We fell in love with the place because of this rental program. It is called the "Run-A-Locomotive" program. And then I have just always been involved in that place, driving trains.

CW (00:59:31):

That is extremely cool. How many times are you allowed to blow the train horn, when you are renting?

EW (00:59:40):

<laugh>

KF (00:59:42):

We do have a public crossing on the typical route. You need to blow the horn every single time that you are crossing the road crossing. So you will get to blow it many times.

EW (01:00:01):

That is museum.wplives.org?

KF (01:00:07):

Yeah, wplives.org. The museum.wplives.org is the main landing page for you want to come here and see what it is at.

EW (01:00:19):

Book now. Okay. I think that is all. I have other things to do now. No- <laugh>

CW (01:00:24):

<laugh>

EW (01:00:24):

I have so many more questions for you, but we are almost out of time. Chris, do you have anything outstanding, before I close up?

CW (01:00:35):

No, no. I think we will have to leave that for another day.

KF (01:00:38):

Absolutely.

CW (01:00:38):

Given how much other things we could talk about.

EW (01:00:43):

Kenneth, do you have any thoughts you would like to leave us with?

KF (01:00:47):

Yeah. I think that something that everyone should really take away and gnaw on, is there are a lot of things in the world that you take for granted and do not engage with.

(01:01:01):

Coins are something that I have just become infatuated with recently. It is one of the things that you handle on a day-to-day basis.

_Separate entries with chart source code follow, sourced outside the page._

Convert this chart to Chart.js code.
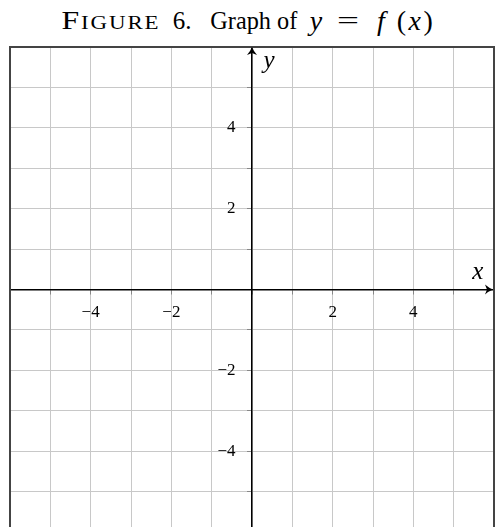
<!DOCTYPE html>
<html>
<head>
    <title>Figure 6. Graph of y = f(x)</title>
    <style>
        body {
            margin: 0;
            background: #ffffff;
            overflow: hidden;
            width: 495px;
            height: 527px;
            position: relative;
        }
        #title span {
            position: absolute;
            top: 8px;
            font-family: 'Liberation Serif', serif;
            font-size: 25px;
            line-height: 25px;
            color: #000;
            white-space: nowrap;
            transform-origin: 50% 0;
        }
        #title .sc {
            font-variant: small-caps;
            letter-spacing: 1.5px;
        }
        #title .it {
            font-style: italic;
        }
        #title .m {
            font-size: 28px;
            line-height: 25px;
        }
        #title .par {
            letter-spacing: 2.5px;
        }
        #graph {
            position: absolute;
            left: 0;
            top: 0;
        }
    </style>
    <script src="https://cdn.jsdelivr.net/npm/chart.js"></script>
</head>
<body>
    <!-- data-l / data-r: stretch over that span; data-c: centre on that x -->
    <div id="title">
        <span class="sc" data-l="61" data-r="160">Figure</span>
        <span data-c="182">6.</span>
        <span data-l="210" data-r="297">Graph of</span>
        <span class="it m" data-c="316">y</span>
        <span data-l="337" data-r="359">=</span>
        <span class="it m" data-c="381">f</span>
        <span class="m par" data-c="416">(<i>x</i>)</span>
    </div>
    <canvas id="graph" width="495" height="540"></canvas>
    <script>
        // axis window and grid
        const xMin = -6, xMax = 6;
        const yMin = -6, yMax = 6;
        const gridStep = 1;

        // labelled ticks
        const xTickValues = [-4, -2, 2, 4];
        const xTickLabels = ['\u22124', '\u22122', '2', '4'];
        const yTickValues = [-4, -2, 2, 4];
        const yTickLabels = ['\u22124', '\u22122', '2', '4'];

        // axis names
        const xAxisName = 'x';
        const yAxisName = 'y';

        // the graph of f is left blank on the sheet
        const curveX = [];
        const curveY = [];

        // place the title pieces where they sit in the figure
        document.querySelectorAll('#title span').forEach(el => {
            const w = el.getBoundingClientRect().width;
            if (el.dataset.c) {
                el.style.left = (+el.dataset.c - w / 2) + 'px';
            } else {
                const l = +el.dataset.l, r = +el.dataset.r;
                el.style.left = ((l + r) / 2 - w / 2) + 'px';
                el.style.transform = 'scaleX(' + ((r - l) / w).toFixed(3) + ')';
            }
        });

        function tickLabel(values, labels) {
            return function(value) {
                const i = values.indexOf(value);
                return i >= 0 ? labels[i] : '';
            };
        }

        // scales sitting inside the plot must not push the plot area in
        function noPadding(scale) {
            scale.paddingLeft = 0;
            scale.paddingRight = 0;
            scale.paddingTop = 0;
            scale.paddingBottom = 0;
        }

        // frame, arrowheads and axis names
        const decorations = {
            id: 'decorations',
            afterDraw(chart) {
                const ctx = chart.ctx;
                const area = chart.chartArea;
                const xs = chart.scales.x;
                const ys = chart.scales.y;
                const ox = xs.getPixelForValue(0);
                const oy = ys.getPixelForValue(0);

                ctx.save();
                // frame (left, top, right)
                ctx.strokeStyle = '#444';
                ctx.lineWidth = 2;
                ctx.beginPath();
                ctx.moveTo(area.left, area.bottom);
                ctx.lineTo(area.left, area.top);
                ctx.lineTo(area.right, area.top);
                ctx.lineTo(area.right, area.bottom);
                ctx.stroke();

                // arrowheads
                ctx.fillStyle = '#000';
                const tipX = area.right - 1;
                ctx.beginPath();
                ctx.moveTo(tipX, oy);
                ctx.quadraticCurveTo(tipX - 4, oy - 1.5, tipX - 8, oy - 5);
                ctx.lineTo(tipX - 6, oy);
                ctx.lineTo(tipX - 8, oy + 5);
                ctx.quadraticCurveTo(tipX - 4, oy + 1.5, tipX, oy);
                ctx.fill();

                const tipY = area.top;
                ctx.beginPath();
                ctx.moveTo(ox, tipY);
                ctx.quadraticCurveTo(ox - 1.5, tipY + 4, ox - 5, tipY + 8);
                ctx.lineTo(ox, tipY + 6);
                ctx.lineTo(ox + 5, tipY + 8);
                ctx.quadraticCurveTo(ox + 1.5, tipY + 4, ox, tipY);
                ctx.fill();

                // axis names
                ctx.font = 'italic 25px "Liberation Serif", serif';
                ctx.textAlign = 'center';
                ctx.textBaseline = 'alphabetic';
                ctx.fillText(xAxisName, xs.getPixelForValue(5.6), oy - 11);
                ctx.fillText(yAxisName, xs.getPixelForValue(0.42), ys.getPixelForValue(5.48));
                ctx.restore();
            }
        };

        const tickFont = { family: "'Liberation Serif', serif", size: 17 };

        new Chart(document.getElementById('graph').getContext('2d'), {
            type: 'scatter',
            data: {
                datasets: [{
                    data: curveX.map((x, i) => ({ x: x, y: curveY[i] })),
                    borderColor: '#000',
                    showLine: true,
                    pointRadius: 0
                }]
            },
            options: {
                responsive: false,
                animation: false,
                layout: {
                    padding: { left: 10, right: 1, top: 47, bottom: 8 }
                },
                scales: {
                    x: {
                        type: 'linear',
                        min: xMin,
                        max: xMax,
                        position: { y: 0 },
                        afterFit: noPadding,
                        grid: {
                            color: '#c8c8c8',
                            lineWidth: 1,
                            tickLength: 4,
                            tickColor: '#888'
                        },
                        border: { color: '#000', width: 1.5 },
                        ticks: {
                            stepSize: gridStep,
                            autoSkip: false,
                            maxRotation: 0,
                            padding: 9,
                            color: '#000',
                            font: tickFont,
                            callback: tickLabel(xTickValues, xTickLabels)
                        }
                    },
                    y: {
                        type: 'linear',
                        min: yMin,
                        max: yMax,
                        position: { x: 0 },
                        afterFit: noPadding,
                        grid: {
                            color: '#c8c8c8',
                            lineWidth: 1,
                            tickLength: 4,
                            tickColor: '#888'
                        },
                        border: { color: '#000', width: 1.5 },
                        ticks: {
                            stepSize: gridStep,
                            display: false
                        }
                    },
                    // carries the y tick labels, a little left of the y axis
                    yLabels: {
                        type: 'linear',
                        axis: 'y',
                        min: yMin,
                        max: yMax,
                        position: { x: -0.41 },
                        afterFit: noPadding,
                        grid: { display: false, drawTicks: false },
                        border: { display: false },
                        ticks: {
                            stepSize: gridStep,
                            autoSkip: false,
                            padding: 0,
                            color: '#000',
                            font: tickFont,
                            callback: tickLabel(yTickValues, yTickLabels)
                        }
                    }
                },
                plugins: {
                    legend: { display: false },
                    tooltip: { enabled: false }
                }
            },
            plugins: [decorations]
        });
    </script>
</body>
</html>
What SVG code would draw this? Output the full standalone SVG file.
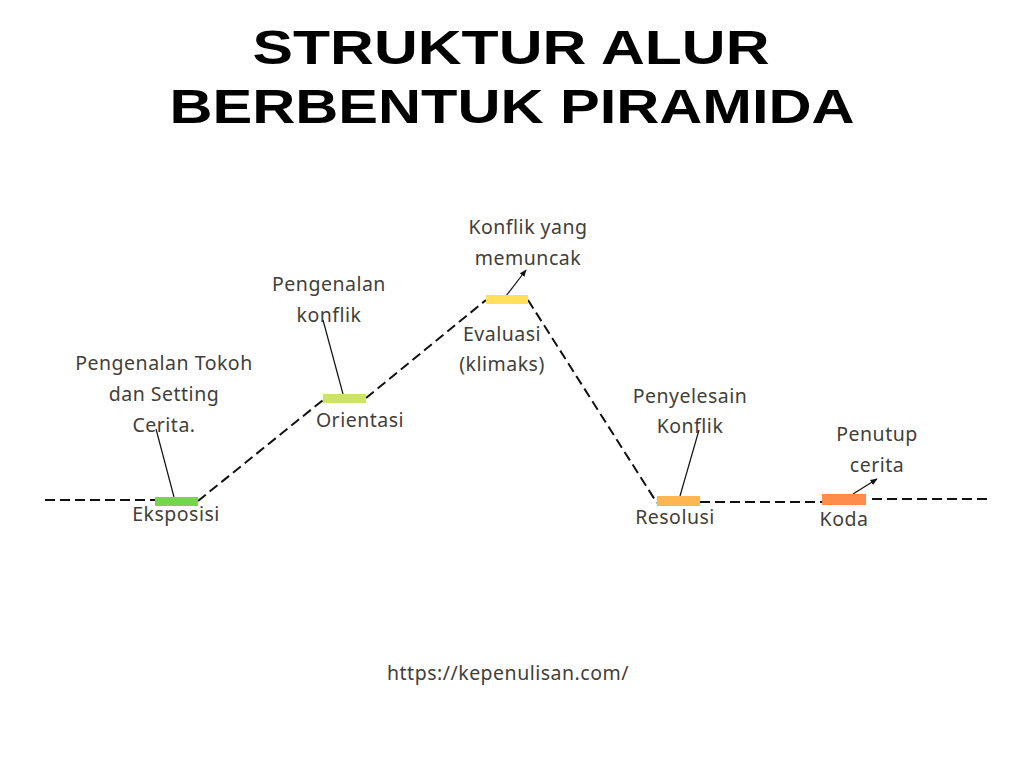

But stop and think about, "What does every single symbol on these things mean?" Or, "How do traffic signals work?" Or, "What is the logistics of where my coffee comes from at work?"

(01:01:24):

The entire world is so fascinating and has so many neat things going on with it, that other people are making happen, just because it is a mundane part of their worlds. I feel like particularly now, in this day of people getting into these smaller and smaller silos of understanding and reality.

(01:01:46):

Make a point of really noticing what you take for granted. And what just happens that you do not think about. Because it is such a neat world out there, that has so many cool little things, that become stupid little fun facts that you can whip out at maker parties and events.

EW (01:02:06):

Our guest has been Kenneth Finnegan, Senior Solutions Architect at Nvidia, and Technical Director at Fremont Cabal Internet Exchange.

CW (01:02:16):

Thanks, Kenneth. It was good to talk to you.

KF (01:02:17):

Thanks guys.

EW (01:02:19):

Thank you to Christopher for producing and co-hosting. Thank you to our Patreon supporters and Ko-fi supporters. Thank you to our Slack group for their questions. And of course, thank you for listening. You can always contact us at show@embedded.fm or hit the contact link on the embedded.fm website.

(01:02:36):

Now quote to leave you with. This is Susan Sontag saying something very close to what Kenneth just said. "Do stuff. Be clenched, curious, not waiting for inspiration's shove or society's kiss on your forehead. Pay attention. It is all about paying attention. Attention is vitality. It connects you with others. It makes you eager. Stay eager."